He was released on Wednesday afternoon upon a court order.
The former governor’s release was confirmed to Channels Television by his spokesman, Mr Tony Eluemunor.
The judge, Mrs Juliet May, at about 12:20 p.m. ordered the immediate release of Mr Ibori, a judgement Ibori’s spokesman described as a major victory against the British Home Office, at the Royal Court of Justice, Queens Court 1, London.
Counsels to the Home Office wanted Mr Ibori to remain in detention after he had served his jail term.
Request For Further Detention
A statement by Mr Eluemunor read: “In a curious move, the British Home Office, instead of releasing Ibori on December 20, informed him that he would be detained on the grounds that his confiscation hearing had not been concluded.
“So, in court, Ibori’s lawyers exposed the injustice in the indefinite detention the Home Office had planned for Ibori. They told the Judge that there were no grounds in law under which Ibori could be detained and that his detention for one day by the Home office was unlawful”.
He said the move triggered a high drama in the British High Court, as senior lawyers for the UK’s Home Office failed in their last minute bid to prevent Ibori’s release.
According to him, the apparent decision to block Ibori’s release and detain him appeared to have come from the highest echelons of the UK Government – the Home Secretary whom he claimed was accused in Wednesday’s hearing of acting unlawfully and misusing her powers.
The Crown Prosecution lawyer, Sian Davies, did not object to Ibori’s release and return to Nigeria, yet at the last minute the Home Office stepped in. There is clear discord between the two arms of the British Government.
‘Politically Motivated Prosecution’
Mr Ibori’s team was led by Ian McDonald, the leading QC on immigration.
Ibori’s spokesman further said that the visibly irritated Judge, who could not understand the Home Secretary’s position, was critical of the move to detain Ibori any further.

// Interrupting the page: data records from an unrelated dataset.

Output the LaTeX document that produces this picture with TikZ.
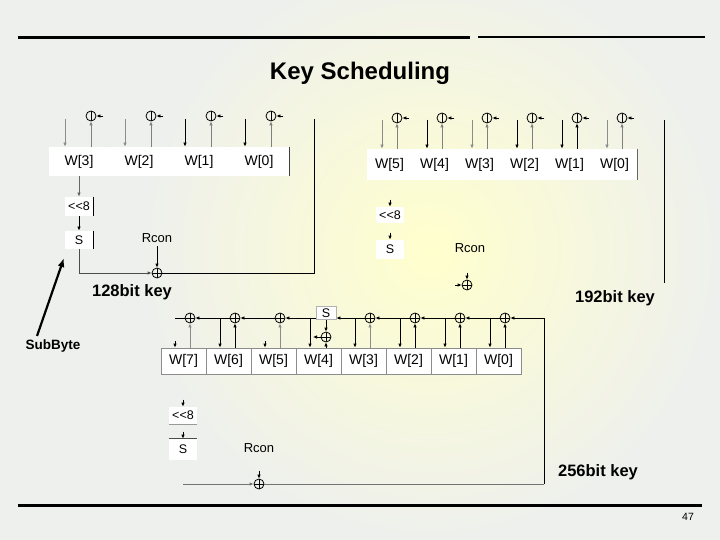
\documentclass[tikz,border=0pt]{standalone}
\usepackage{fontspec}
\setmainfont{Liberation Sans}
\usetikzlibrary{arrows.meta}
\definecolor{fondo}{RGB}{238,240,237}
\definecolor{brillo}{RGB}{255,255,205}
\begin{document}
\begin{tikzpicture}[
    x=1pt,
    y=-1pt,
    >={Latex[length=4pt,width=3.6pt]},
    line width=0.8pt,
    wcaja/.style={fill=white,inner sep=0pt,font=\fontsize{14}{14}\selectfont},
    opcaja/.style={fill=white,inner sep=0pt,minimum width=28pt,
        font=\fontsize{12.5}{12.5}\selectfont},
    xorv/.style={circle,draw,minimum size=10pt,inner sep=0pt,
        path picture={\draw (path picture bounding box.north)
            -- (path picture bounding box.south);}},
    xorp/.style={circle,draw,minimum size=10pt,inner sep=0pt,
        path picture={\draw (path picture bounding box.north)
            -- (path picture bounding box.south)
            (path picture bounding box.west)
            -- (path picture bounding box.east);}},
    rotulo/.style={font=\bfseries\fontsize{16.5}{16.5}\selectfont},
    texto/.style={font=\fontsize{13}{13}\selectfont}
]
    \useasboundingbox (0,0) rectangle (720,540);
    \fill[fondo] (0,0) rectangle (720,540);
    \begin{scope}
        \clip (0,0) rectangle (720,540);
        \shade[inner color=brillo,outer color=fondo] (430,250) circle (290);
    \end{scope}

    % Marco de la diapositiva
    \draw[line width=3pt] (18,38) -- (470,38);
    \draw[line width=2.5pt] (478,37) -- (705,37);
    \draw[line width=3pt] (18,505) -- (702,505);
    \node[font=\bfseries\fontsize{24}{24}\selectfont] (titulo) at (360,73)
        {Key Scheduling};
    \node[font=\fontsize{10.5}{10.5}\selectfont] (pagina) at (688,517) {47};

    % Clave de 128 bits
    \foreach \k/\j/\c in {3/0/black!45,2/1/black!45,1/2/black,0/3/black} {
        \node[wcaja,minimum width=60pt,minimum height=29pt] (a\k)
            at (79+60*\j,161.5) {W[\k]};
        \draw[black!75] (a\k.north east) -- (a\k.south east);
        \node[xorv] (ax\k) at (91+60*\j,116) {};
        \draw[->,black!50] (a\k.north -| ax\k) -- (ax\k.south);
        \draw[->] ([xshift=7pt]ax\k.east) -- (ax\k.east);
        \coordinate (ad\k) at (65+60*\j,119);
        \draw[->,\c] (ad\k) -- (ad\k |- a\k.north);
    }
    \node[opcaja,minimum height=19pt] (a8) at (79,206.5) {<\kern0pt<8};
    \draw (a8.north east) -- (a8.south east);
    \node[opcaja,minimum height=18pt] (as) at (79,240) {S};
    \draw (as.north east) -- (as.south east);
    \draw[->,black!60] (a3.south) -- (a8.north);
    \draw[->] (a8.south) -- (as.north);
    \node[texto] (arc) at (157,238) {Rcon};
    \node[xorp] (ar) at (157,273) {};
    \draw[->] (arc.south) -- (ar.north);
    \draw[->,black!70] (as.south) |- (ar.west);
    \coordinate (ac) at (314,119);
    \draw (ar.east) -| (ac);
    \node[rotulo] (a128) at (132,292) {128bit key};

    % Clave de 192 bits
    \foreach \k/\j/\c/\d in {5/0/black!45/black!50,4/1/black/black!50,
        3/2/black!45/black!50,2/3/black/black!50,1/4/black/black,
        0/5/black!45/black!50} {
        \node[wcaja,minimum width=45pt,minimum height=31pt] (b\k)
            at (389.5+45*\j,164.5) {W[\k]};
        \draw[black!60] (b\k.north east) -- (b\k.south east);
        \node[xorv] (bx\k) at (397+45*\j,118) {};
        \draw[->,\d] (b\k.north -| bx\k) -- (bx\k.south);
        \draw[->] ([xshift=7pt]bx\k.east) -- (bx\k.east);
        \coordinate (bd\k) at (382+45*\j,120);
        \draw[->,\c] (bd\k) -- (bd\k |- b\k.north);
    }
    \node[opcaja,minimum height=16pt] (b8) at (390,215) {<\kern0pt<8};
    \draw[->] ([yshift=7pt]b8.north) -- (b8.north);
    \node[opcaja,minimum height=19pt] (bs) at (390,249.5) {S};
    \draw[->] ([yshift=7pt]bs.north) -- (bs.north);
    \node[texto] (brc) at (470,248) {Rcon};
    \node[xorp] (br) at (467,285) {};
    \draw[->] ([yshift=7pt]br.north) -- (br.north);
    \draw[->] ([xshift=-7pt]br.west) -- (br.west);
    \coordinate (bc1) at (664,120);
    \coordinate (bc2) at (664,283);
    \draw (bc1) -- (bc2);
    \node[rotulo] (b192) at (615,298) {192bit key};

    % Clave de 256 bits
    \foreach \k/\j in {7/0,6/1,5/2,4/3,3/4,2/5,1/6,0/7} {
        \node[wcaja,draw=black!45,minimum width=45pt,minimum height=26pt]
            (c\k) at (183.5+45*\j,361) {W[\k]};
    }
    \foreach \k/\j/\c in {7/0/black!45,6/1/black,5/2/black!45,3/4/black!45,
        2/5/black,1/6/black,0/7/black} {
        \node[xorp] (cx\k) at (190+45*\j,318) {};
        \draw[->,\c] (c\k.north -| cx\k) -- (cx\k.south);
    }
    \node[opcaja,minimum width=20pt,minimum height=13pt,draw=black!30] (cs)
        at (326,313) {S};
    \node[xorp] (cx4) at (326,337) {};
    \draw[->] (cs.south) -- (cx4.north);
    \draw[->] (c4.north -| cx4) -- (cx4.south);
    \coordinate (cx4o) at (313,337);
    \draw[->] (cx4.west) -- (cx4o);
    \coordinate (cr) at (544,318);
    \coordinate (cb) at (544,484);
    \coordinate (cl) at (175,318);
    \draw[->] (cx0.west) -- (cx1.east);
    \draw[->] (cx1.west) -- (cx2.east);
    \draw[->] (cx2.west) -- (cx3.east);
    \draw[->] (cx3.west) -- (cs.east |- cx3);
    \draw[->] (cs.west |- cx3) -- (cx5.east);
    \draw[->] (cx5.west) -- (cx6.east);
    \draw[->] (cx6.west) -- (cx7.east);
    \draw (cx7.west) -- (cl);
    \foreach \k/\j in {6/1,4/3,3/4,2/5,1/6,0/7} {
        \coordinate (cd\k) at (175+45*\j,318);
        \draw[->] (cd\k) -- (cd\k |- c\k.north);
    }
    \foreach \k/\j in {7/0,5/2} {
        \coordinate (cd\k) at (175+45*\j,341);
        \draw[->] (cd\k) -- (cd\k |- c\k.north);
    }
    \node[opcaja,minimum height=17pt] (c8) at (183,415.5) {<\kern0pt<8};
    \draw[black!40] (c8.south west) -- (c8.south east);
    \draw[->] ([yshift=7pt]c8.north) -- (c8.north);
    \node[opcaja,minimum height=21pt] (cs3) at (183,449.5) {S};
    \draw[black!70] (cs3.north west) -- (cs3.north east);
    \draw[->] ([yshift=7pt]cs3.north) -- (cs3.north);
    \node[texto] (crc) at (259,448) {Rcon};
    \node[xorp] (cxr) at (259,484) {};
    \draw[->] ([yshift=8pt]cxr.north) -- (cxr.north);
    \coordinate (cl2) at (183,484);
    \draw[->,black!55] (cl2) -- (cxr.west);
    \draw[black!55] (cxr.east) -- (cb);
    \draw[->] (cb) -- (cr) -- (cx0.east);
    \node[rotulo] (c256) at (598,472) {256bit key};

    % SubByte
    \node[font=\bfseries\fontsize{13.5}{13.5}\selectfont] (sb) at (53,346) {SubByte};
    \coordinate (sbh) at (64,258);
    \draw[-{Latex[length=9pt,width=7pt]},line width=2.2pt]
        ([xshift=-16pt]sb.north) -- (sbh);
\end{tikzpicture}
\end{document}
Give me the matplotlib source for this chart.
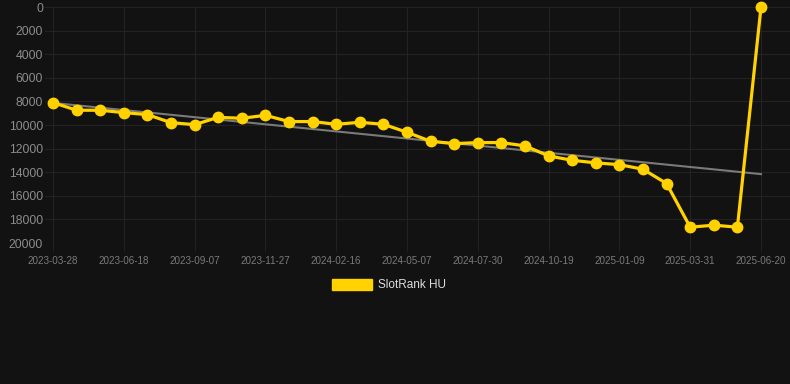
import matplotlib
matplotlib.use('Agg')
import matplotlib.pyplot as plt
import numpy as np

plt.rcParams['font.family'] = ['Liberation Sans', 'DejaVu Sans']

C = {'bg': '#121212', 'grid': '#232323', 'yellow': '#ffd200', 'trend': '#7a7a7a',
     'tick': '#8c8c8c', 'xtick': '#7a7a7a', 'legend': '#dddddd'}

dates = ['2023-03-28', '2023-04-24', '2023-05-21', '2023-06-18', '2023-07-15', '2023-08-11',
         '2023-09-07', '2023-10-04', '2023-10-31', '2023-11-27', '2023-12-24', '2024-01-20',
         '2024-02-16', '2024-03-14', '2024-04-10', '2024-05-07', '2024-06-03', '2024-07-02',
         '2024-07-30', '2024-08-26', '2024-09-22', '2024-10-19', '2024-11-15', '2024-12-12',
         '2025-01-09', '2025-02-05', '2025-03-04', '2025-03-31', '2025-04-27', '2025-05-24',
         '2025-06-20']
ranks = [8100, 8750, 8750, 8950, 9120, 9800, 9970, 9350, 9430, 9180, 9710, 9710,
         9940, 9770, 9940, 10615, 11380, 11580, 11490, 11490, 11770, 12620, 12990,
         13210, 13360, 13750, 14960, 18660, 18490, 18660, 30]
y_ticks = [0, 2000, 4000, 6000, 8000, 10000, 12000, 14000, 16000, 18000, 20000]

W, H = 790, 384
fig = plt.figure(figsize=(W / 100, H / 100), dpi=100)
fig.patch.set_facecolor(C['bg'])
ax = fig.add_axes([45 / W, 1 - 243 / H, 1 - 45 / W, (243 - 7) / H])
ax.set_facecolor(C['bg'])

x = np.arange(len(ranks))
# linear trend over the series
k, b = np.polyfit(x, ranks, 1)
ax.plot(x, k * x + b, color=C['trend'], linewidth=1.5, zorder=2)
ax.plot(x, ranks, color=C['yellow'], linewidth=2.3, marker='o', markersize=7.5,
        zorder=3, clip_on=False)

ax.set_xlim(-8 / 23.6, 30 + 29 / 23.6)
ax.set_ylim(20000, 0)
ax.set_yticks(y_ticks)
ax.set_yticklabels([str(v) for v in y_ticks])
ax.set_xticks(x[::3])
ax.set_xticklabels(dates[::3])

ax.grid(True, color=C['grid'], linewidth=0.8)
ax.set_axisbelow(True)
for s in ax.spines.values():
    s.set_visible(False)
ax.tick_params(axis='y', length=0, pad=1.5, labelsize=8.8, labelcolor=C['tick'])
ax.tick_params(axis='x', length=6, color=C['grid'], pad=3.5, labelsize=7.1, labelcolor=C['xtick'])

# legend
fig.patches.append(plt.Rectangle((332 / W, 1 - 290 / H), 40 / W, 11 / H,
                                 transform=fig.transFigure, color=C['yellow']))
fig.text(378 / W, 1 - 285 / H, 'SlotRank HU', color=C['legend'], fontsize=8.5, va='center')

fig.savefig('out.png', dpi=100, facecolor=C['bg'])
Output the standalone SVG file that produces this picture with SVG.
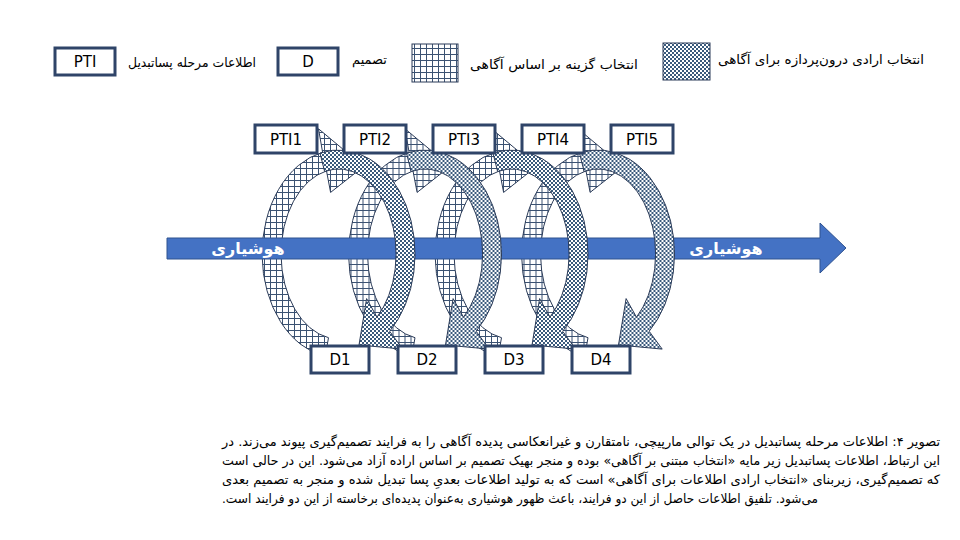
<svg xmlns="http://www.w3.org/2000/svg" width="960" height="540" viewBox="0 0 960 540">
<defs>
<pattern id="grid" width="6" height="6" patternUnits="userSpaceOnUse"><rect width="6" height="6" fill="#fff"/><path d="M0 0.5H6M0.5 0V6" stroke="#3B5272" stroke-width="1" fill="none"/></pattern>
<pattern id="checker" width="4" height="4" patternUnits="userSpaceOnUse"><rect width="4" height="4" fill="#fff"/><rect width="2" height="2" fill="#3A5A7C"/><rect x="2" y="2" width="2" height="2" fill="#3A5A7C"/></pattern>
<path id="gridArc" d="M325.2 356.4 A76.5 104 0 0 1 322.6 152.3 L318.5 128.8 L363.6 166.4 L330.6 192.4 L326.5 170.9 A57.5 85 0 0 0 328.5 337.7 Z"/>
<path id="checkArc" d="M320 153.1 A76.5 104 0 0 1 389.7 331.3 L402.7 349.1 L359 345 L366.6 298.6 L377 317.2 A57.5 85 0 0 0 324.6 171.5 Z"/>
</defs>
<style>
.t{font-family:'DejaVu Sans','Noto Sans',sans-serif;fill:#000}
.box{fill:#fff;stroke:#2F4468;stroke-width:3}
.lbl{font-size:15px;text-anchor:middle}
.g{fill:url(#grid);stroke:#2B3B58;stroke-width:1}
.c{fill:url(#checker);stroke:#2B3B58;stroke-width:1}
.leg{font-size:13px}
.cap{font-size:13px}
</style>
<rect width="960" height="540" fill="#fff"/>

<g id="legend">
<g id="legend-pti"><rect class="box" x="55" y="48" width="60" height="27"/><text class="t lbl" x="85" y="67">PTI</text></g>
<text class="t leg" x="128" y="67" textLength="128" lengthAdjust="spacingAndGlyphs">اطلاعات مرحله پساتبدیل</text>
<g id="legend-d"><rect class="box" x="278" y="48" width="60" height="27"/><text class="t lbl" x="308" y="67">D</text></g>
<text class="t leg" x="352" y="64">تصمیم</text>
<rect class="g" x="412" y="44" width="46" height="38"/>
<text class="t leg" x="470" y="69" textLength="168" lengthAdjust="spacingAndGlyphs">انتخاب گزینه بر اساس آگاهی</text>
<rect class="c" x="663" y="43" width="47" height="37"/>
<text class="t leg" x="718" y="64" textLength="206" lengthAdjust="spacingAndGlyphs">انتخاب ارادی درون&#x200C;پردازه برای آگاهی</text>
</g>

<g id="connectors">
<use href="#gridArc" class="g"/>
<use href="#gridArc" class="g" transform="translate(86.5 0)"/>
<use href="#gridArc" class="g" transform="translate(173 0)"/>
<use href="#gridArc" class="g" transform="translate(259.5 0)"/>
<g id="awareness-arrow">
<path d="M167 238 H820 V223 L846 248 L820 273 V259 H167 Z" fill="#4472C4" stroke="#2F528F" stroke-width="1"/>
<text class="t" x="248" y="254" font-size="16" font-weight="bold" text-anchor="middle" style="fill:#fff">هوشیاری</text>
<text class="t" x="726" y="254" font-size="16" font-weight="bold" text-anchor="middle" style="fill:#fff">هوشیاری</text>
</g>
<use href="#checkArc" class="c"/>
<use href="#checkArc" class="c" transform="translate(86.5 0)"/>
<use href="#checkArc" class="c" transform="translate(173 0)"/>
<use href="#checkArc" class="c" transform="translate(259.5 0)"/>
</g>

<g id="PTI1"><rect class="box" x="255" y="125" width="62" height="28"/><text class="t lbl" x="286" y="145">PTI1</text></g>
<g id="PTI2"><rect class="box" x="344" y="125" width="62" height="28"/><text class="t lbl" x="375" y="145">PTI2</text></g>
<g id="PTI3"><rect class="box" x="433" y="125" width="62" height="28"/><text class="t lbl" x="464" y="145">PTI3</text></g>
<g id="PTI4"><rect class="box" x="522" y="125" width="62" height="28"/><text class="t lbl" x="553" y="145">PTI4</text></g>
<g id="PTI5"><rect class="box" x="611" y="125" width="62" height="28"/><text class="t lbl" x="642" y="145">PTI5</text></g>

<g id="D1"><rect class="box" x="311" y="346" width="58" height="27"/><text class="t lbl" x="340" y="365">D1</text></g>
<g id="D2"><rect class="box" x="398" y="346" width="58" height="27"/><text class="t lbl" x="427" y="365">D2</text></g>
<g id="D3"><rect class="box" x="485" y="346" width="58" height="27"/><text class="t lbl" x="514" y="365">D3</text></g>
<g id="D4"><rect class="box" x="572" y="346" width="58" height="27"/><text class="t lbl" x="601" y="365">D4</text></g>

<g id="caption">
<text class="t cap" x="222" y="446" textLength="718" lengthAdjust="spacingAndGlyphs">تصویر ۴: اطلاعات مرحله پساتبدیل  در یک توالی مارپیچی، نامتقارن و غیرانعکاسی پدیده آگاهی را به فرایند تصمیم&#x200C;گیری پیوند می&#x200C;زند. در</text>
<text class="t cap" x="222" y="465" textLength="718" lengthAdjust="spacingAndGlyphs">این ارتباط، اطلاعات پساتبدیل زیر مایه «انتخاب مبتنی بر آگاهی» بوده و منجر بهیک تصمیم بر اساس اراده آزاد می&#x200C;شود. این در حالی است</text>
<text class="t cap" x="222" y="484" textLength="718" lengthAdjust="spacingAndGlyphs">که تصمیم&#x200C;گیری، زیربنای «انتخاب ارادی اطلاعات برای آگاهی» است که به تولید اطلاعات بعدیِ پسا تبدیل شده و منجر به تصمیم بعدی</text>
<text class="t cap" x="222" y="503" textLength="596" lengthAdjust="spacingAndGlyphs">می&#x200C;شود. تلفیق اطلاعات حاصل از این دو فرایند، باعث ظهور هوشیاری به&#x200C;عنوان پدیده&#x200C;ای برخاسته از این دو فرایند است.&#x200F;</text>
</g>
</svg>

“Justice May rejected the Home Secretary’s requests for conditions to be imposed and ordered Ibori’s immediate release,” the statement further read.
According to Mr Eluemunor, Mr Ibori and others have long maintained that their prosecution was politically motivated and funded by the UK’s Department for International Development (DFID), whose senior employee was also the jury foreperson in one of the earlier trials.
He said that the Ibori case has been plagued with British police corruption, exceptional prosecutorial misconduct and fundamental non-disclosure, with a multitude of appeals launched or in the process of being launched.
Celebration In His Hometown
Channels Television’s correspondent in Delta State says there is celebration in his hometown, Oghara, as a result of his release.
Mr Ibori was sentenced by a UK court to prison for 13 years and served out his term in the midnight of Tuesday.
He pleaded guilty to 10 charges of fraud and money-laundering in February 2012 and is the most prominent Nigerian politician to be successfully prosecuted for corruption.
The former governor’s case was heard in London after prosecutors argued that, although much of the activity in question took place in Nigeria, some money did pass through Britain and British banks.
During his trial, a London court heard the stolen fortune was used to buy six foreign property and a fleet of cars, although the judge said the total amount stolen may in fact be “in excess of 200 million pounds”.
The biggest single fraud involved misappropriating $37 million in fees when Mr Ibori’s Delta State sold its stake in the Nigerian mobile telecoms company V Mobile.
The Ibori case was heralded as a major success for London’s police, with Britain long seen as a destination of choice for corrupt Nigerian politicians to spend their ill-gotten gains.
There is wide speculations that Mr Ibori, who was elected governor of Delta in 1999 during Nigeria’s transition from military to civil rule, could still play a prominent role in Nigerian public life on his release.
He is out of prison after three and half years of his sentencing, having served a year while trial was ongoing, a year beforehand awaiting trial in London and a year in Dubai from where he was extradited to Britain.